Both Intel motherboards support up to 8GB of system memory, and both specify that you fit 1.8V DDR2 SDRAM, such as Corsair's Twin 2X2048-6400C5 DHX (Dual-path Heat Xchange) with the new Dominator Heat Sinks for maximum cooling, which you can currently buy for about £125 for 2GB. It is possible to save some money by installing Corsair Twin 2X2048-6400C4 RAM, which is significantly cheaper (around £50 for 2GB in the UK), but some people have had problems booting the DP35DP motherboard with this installed. It's up to you whether you want to take this risk.
When choosing a graphics card you could stick with my previous recommendation of a fanless Nvidia Geforce 7300 model, which is still perfectly adequate for the musician, as well as being very reasonably priced.
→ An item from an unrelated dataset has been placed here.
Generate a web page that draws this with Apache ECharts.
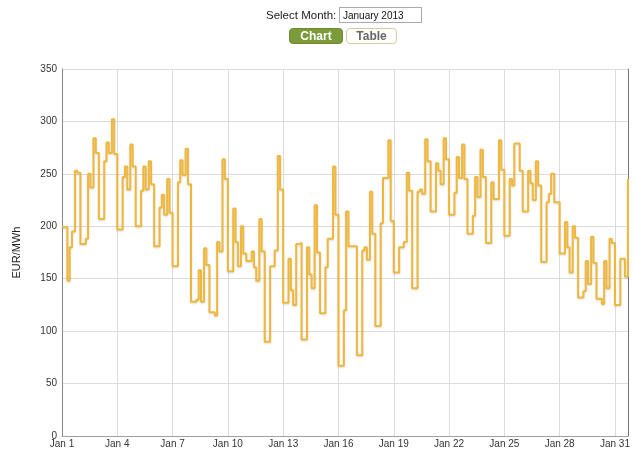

However, a card such as the GigaByte 8600 GT silent model might be a better bet if you want to future-proof your PC, as it adds support for DirectX 10.
DirectX 10 (Microsoft's latest graphics technology, offering new levels of 3D realism and detail) is only currently available to Windows Vista users, and not as an upgrade for Windows XP. This has enraged games players (arguably the people that are likely to benefit most from the improvements), because, according to on-line surveys, less than 10 percent of them have moved over to Vista, with the knock-on effect that few game developers are bothering to support DX10. Nevertheless, if you intend to move over to Vista during the life of your new PC, having a DX10-compatible card might be worthwhile.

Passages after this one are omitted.